さまざまな悩みを抱えた修養科生は、教えを学び、ぢばに伏せ込む中で、3カ月目に入ると心の内が変わってくる。ねりあいやホームルームでも、最後のほうに「私にできるおたすけ」「これから、どう通るか」を話し合います。そうする中で、修了後の生活についても前向きになり、再就職が決まった、仕事先が見つかったという人がおられます。そうした人たちは皆、「おぢばで伏せ込んだおかげ」と喜んでいました。
心の向きが変わる場所
―――修養科生が親里の各所で、おさづけを取り次いでいる姿をよく見かけます。
修養科志願者の中には、身体の身上の人が約30㌫、精神疾患や依存症などを抱えている人が約10㌫います。一方で、すでにおさづけの理を拝戴したようぼくも70〜80㌫いることから、修養生活中はおさづけを取り次ぐ、あるいは取り次がれる機会がたくさんあります。
私は始業式のあいさつで「おさづけの取り次ぎを心がけてほしい。ここには親神様・教祖が、いんねんあって皆さんをお引き寄せくださった。そのいんねんとは、陽気ぐらしをさせたいという元のいんねんだから、クラスの中で陽気ぐらしを実現してください」と伝えています。おさづけの取り次ぎによって不思議なたすけを目の当たりにすれば、親神様のご守護が感じられます。すると、当たり前の日常が当たり前ではなかったと、感謝の心が芽生えてくるのです。
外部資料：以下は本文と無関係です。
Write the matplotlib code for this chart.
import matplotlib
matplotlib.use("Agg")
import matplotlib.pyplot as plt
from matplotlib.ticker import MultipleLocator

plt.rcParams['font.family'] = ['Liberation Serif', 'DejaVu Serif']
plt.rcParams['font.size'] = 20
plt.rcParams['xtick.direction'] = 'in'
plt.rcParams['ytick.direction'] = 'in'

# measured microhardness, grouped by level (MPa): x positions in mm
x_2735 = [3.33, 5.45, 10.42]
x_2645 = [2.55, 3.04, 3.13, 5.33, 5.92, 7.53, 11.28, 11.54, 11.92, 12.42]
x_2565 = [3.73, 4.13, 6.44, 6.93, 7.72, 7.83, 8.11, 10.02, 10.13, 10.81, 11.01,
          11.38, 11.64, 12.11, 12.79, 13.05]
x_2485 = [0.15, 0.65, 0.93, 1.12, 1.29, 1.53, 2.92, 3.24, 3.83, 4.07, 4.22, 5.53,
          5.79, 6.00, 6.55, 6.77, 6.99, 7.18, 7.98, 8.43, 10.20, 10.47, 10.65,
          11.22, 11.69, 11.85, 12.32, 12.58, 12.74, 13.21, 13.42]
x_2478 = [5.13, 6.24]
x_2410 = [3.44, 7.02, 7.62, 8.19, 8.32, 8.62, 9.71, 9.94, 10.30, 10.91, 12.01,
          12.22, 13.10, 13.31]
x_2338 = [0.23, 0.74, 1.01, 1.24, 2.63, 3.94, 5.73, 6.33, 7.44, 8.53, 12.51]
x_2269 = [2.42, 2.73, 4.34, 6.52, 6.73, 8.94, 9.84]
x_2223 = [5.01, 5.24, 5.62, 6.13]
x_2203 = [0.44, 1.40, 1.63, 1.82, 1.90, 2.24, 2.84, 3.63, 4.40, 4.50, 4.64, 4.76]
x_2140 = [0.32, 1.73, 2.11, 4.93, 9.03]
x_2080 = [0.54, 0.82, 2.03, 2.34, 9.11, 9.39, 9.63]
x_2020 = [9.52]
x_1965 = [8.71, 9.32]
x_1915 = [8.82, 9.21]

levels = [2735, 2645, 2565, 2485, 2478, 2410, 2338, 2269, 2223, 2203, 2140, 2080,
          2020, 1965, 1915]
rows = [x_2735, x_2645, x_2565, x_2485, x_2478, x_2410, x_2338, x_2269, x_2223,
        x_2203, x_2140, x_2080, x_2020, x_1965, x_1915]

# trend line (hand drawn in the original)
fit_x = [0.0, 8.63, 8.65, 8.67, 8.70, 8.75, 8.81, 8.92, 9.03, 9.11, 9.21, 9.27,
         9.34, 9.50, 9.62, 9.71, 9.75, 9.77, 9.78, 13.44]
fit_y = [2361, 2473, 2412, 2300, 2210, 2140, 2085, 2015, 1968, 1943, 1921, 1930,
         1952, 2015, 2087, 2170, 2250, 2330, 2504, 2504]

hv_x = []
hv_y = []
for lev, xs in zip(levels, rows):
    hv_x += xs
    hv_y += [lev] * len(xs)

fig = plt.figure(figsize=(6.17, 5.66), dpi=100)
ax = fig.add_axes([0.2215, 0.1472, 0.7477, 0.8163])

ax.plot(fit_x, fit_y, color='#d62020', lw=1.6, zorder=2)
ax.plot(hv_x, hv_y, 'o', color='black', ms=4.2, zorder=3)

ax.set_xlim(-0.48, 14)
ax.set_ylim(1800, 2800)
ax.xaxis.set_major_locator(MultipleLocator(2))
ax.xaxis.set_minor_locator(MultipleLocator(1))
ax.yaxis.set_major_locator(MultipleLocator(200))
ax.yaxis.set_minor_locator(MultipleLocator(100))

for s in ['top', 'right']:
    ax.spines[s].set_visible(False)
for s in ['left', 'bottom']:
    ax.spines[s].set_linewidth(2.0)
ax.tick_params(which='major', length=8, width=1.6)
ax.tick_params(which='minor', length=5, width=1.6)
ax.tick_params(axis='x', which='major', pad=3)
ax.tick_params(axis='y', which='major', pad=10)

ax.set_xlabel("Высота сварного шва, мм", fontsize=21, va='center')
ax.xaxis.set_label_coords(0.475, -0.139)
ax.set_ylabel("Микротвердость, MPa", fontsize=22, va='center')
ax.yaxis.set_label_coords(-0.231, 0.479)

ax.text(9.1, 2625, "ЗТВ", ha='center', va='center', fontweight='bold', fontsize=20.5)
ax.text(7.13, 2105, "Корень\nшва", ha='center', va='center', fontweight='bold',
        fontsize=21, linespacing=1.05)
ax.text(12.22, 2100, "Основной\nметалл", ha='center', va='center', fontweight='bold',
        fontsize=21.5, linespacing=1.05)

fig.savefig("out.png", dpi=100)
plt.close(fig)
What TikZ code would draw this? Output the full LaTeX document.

―――修養科生がご守護を頂いたというエピソードをお聞かせください。
ある多発性硬化症の女性が、感話の中で、「毎日、たくさんの人がおさづけを取り次いでくださった。私も、一人でも多くの人に取り次がせていただこうという気持ちが自然と芽生えた。大きな身上を抱える人と出会い、励まし合う中で勇気をもらった。おかげで、明るく前向きな心に変わることができた。そんな中で、肝機能の数値が正常値近くまで下がっていた」と喜びを語っていました。
このように「人たすけたらわが身たすかる」姿が多く見られます。たすかりたいからたすけたいへと心が変化していく中で、ご守護を頂くのだと思います。
―――最後に修養科の志願を考えている人に、メッセージをお願いします。
修養科では、授業で教理を学び、おてふりや鳴物の修練、ひのきしんに励みます。修養生活を通じて教えの基本が心に治まれば、感謝の気持ちから、おつとめの態度が変わり、報恩の思いから、おさづけの取り次ぎに真剣になる。修養科は、心の向きが変わる場所だと思います。
また修養科は、ようぼくの心に一層の磨きをかける場所でもあります。教えを知って間もない人はもちろんですが、ようぼくや教人資格を有する人、また一度修了したという人にも、あらためて修養科を志願してほしい。コロナ禍の今だからこそ、志願できるという人もいるでしょう。
一人ひとりに与えられた成人の旬があると思います。神様によっておぢばに引き寄せられた仲間と共に、“陽気ぐらしの3カ月”を過ごしていただきたいものです。